Universal disdain for American public Restrooms has been documented on the internet for years; tourists have blogged in horror, designers have authored think-pieces, and BuzzFeed has made some memes. However, issues of privacy, cleanliness, social marginalization and accessibility have dominated discussions about public restrooms since the early 20th-century introduction of the “ladies” room in the American workplace. Almost 100 years later, and public restroom design remains largely unchanged and highly problematic. In short, American Public Restrooms…suck.
In this blog series, we’re taking on the all-too-taboo topic of restrooms and addressing the problems presented by their dated archetypes with contemporary solutions.
Our first examination of public restrooms considers an issue heightened by COVID-19: cleanliness. We’ve all been there: out and in urgent need of a bathroom visit, only to find a restroom that looks like something out of a nightmare. Unfortunately, this is not a once-in-a-lifetime occurrence; dirty public restrooms are nothing short of the norm. Under normal circumstances most people try to avoid using public restrooms, throw a global pandemic into the mix and the idea is downright terrifying.
High-touch surfaces and compact spaces are two of the many reasons public restrooms are considered to be a hotbed for germs. Despite an increased effort to sanitize, the basic features that comprise public restrooms make optimal cleanliness unattainable.
We’re breaking down some of the most pressing hygiene concerns in public restrooms and exploring ideas, products, and practices to keep squeaky clean.
By now, we should all be seasoned pros when it comes to protective health measures in public: wear a form-fitting mask; wash your hands for at least 20 seconds with soap and water; use hand-sanitizers with at least 60% alcohol; keep at least six feet from strangers, and always cover your mouth when coughing and sneezing.
Public spaces should be cleaned well and often with soap, water, and disinfectant. When using disinfectants, the products instructions should be read and followed accordingly (most require keeping surface wet for a period of time, and the use of gloves to protect the skin)

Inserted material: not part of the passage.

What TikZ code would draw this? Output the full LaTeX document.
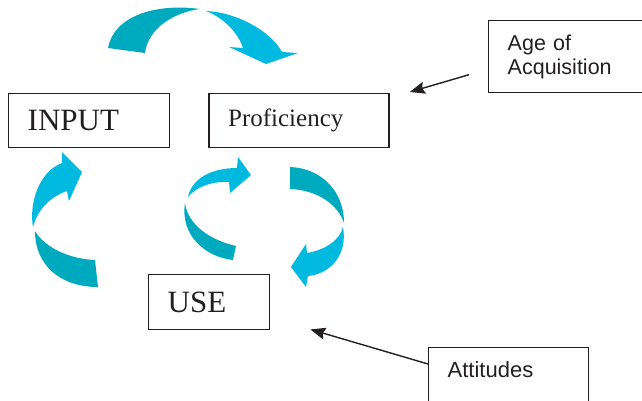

High-touch surfaces are breeding grounds for germs and bacteria, and their constant use result in the spread of illnesses. Eliminating touch features in a restroom reduces the risk of contamination and the need for constant sanitization. Automated elements such as doors, toilets, faucets, soap dispensers, and hand dryers prevent people from transmitting germs. Additionally, automatic hand washing stations ensure the use of proper amounts of soap and bacteria-killing water temperatures, and thorough hand drying. According to experts, wet and damp hands spread germs more easily than dry hands; forceful and warm hand-dryers quickly dry, and reduce the need to touch wasteful paper-towel dispensers.
KEEP IT QUICK
Inconvenient restroom layouts can cause congestion, overlapping paths, and long lines. In order to eliminate a prolonged restroom experience and exposure, create a logical traffic pattern through the location of wash stations, mirrors and cubicles. Wash stations that have faucets, soap dispensers, and hand dryers all in one area reduce the need for movement throughout the space, and allow users to quickly sanitize and dry their hands and leave the restroom.
Vanity mirrors should have a designated location away from wash stations so as to not disrupt or prevent users from washing their hands. Eliminating counter space and using large sink basis not only prevents dirty sink water (bacteria’s favorite hang-out spot) on surface areas, but inhibits users from placing their items on shared spaces.
Choosing the correct material can reduce the presence of germs. Soft and porous materials absorb water and air germ-infected particulates, causing bacteria harvest in the small divots and pores of these surfaces. Hard materials such as glass, stainless steel, and certain plastics (such as our chpl) are difficult to scratch and crack, resulting in an effective, low maintenance sanitization process.
The CDC recommends sneezing and coughing into a tissue or your elbow, and always wearing a mask while in public. While toilet cubicles visually partition users (creating the illusion of isolation), American public restroom cubicles are famed for their large floor, ceiling, door gaps. These voids allow for the transmission of air, meaning if someone inside a cubicle coughs or sneezes, there is a high likelihood that you could be hit with their potentially infectious droplets.
Large, gap-less floor to ceiling toilet cubicles completely section off toilets, isolating the air of their users. Therefore, if the person next to you has a sneezing fit with their mask off, you are safe from their germs.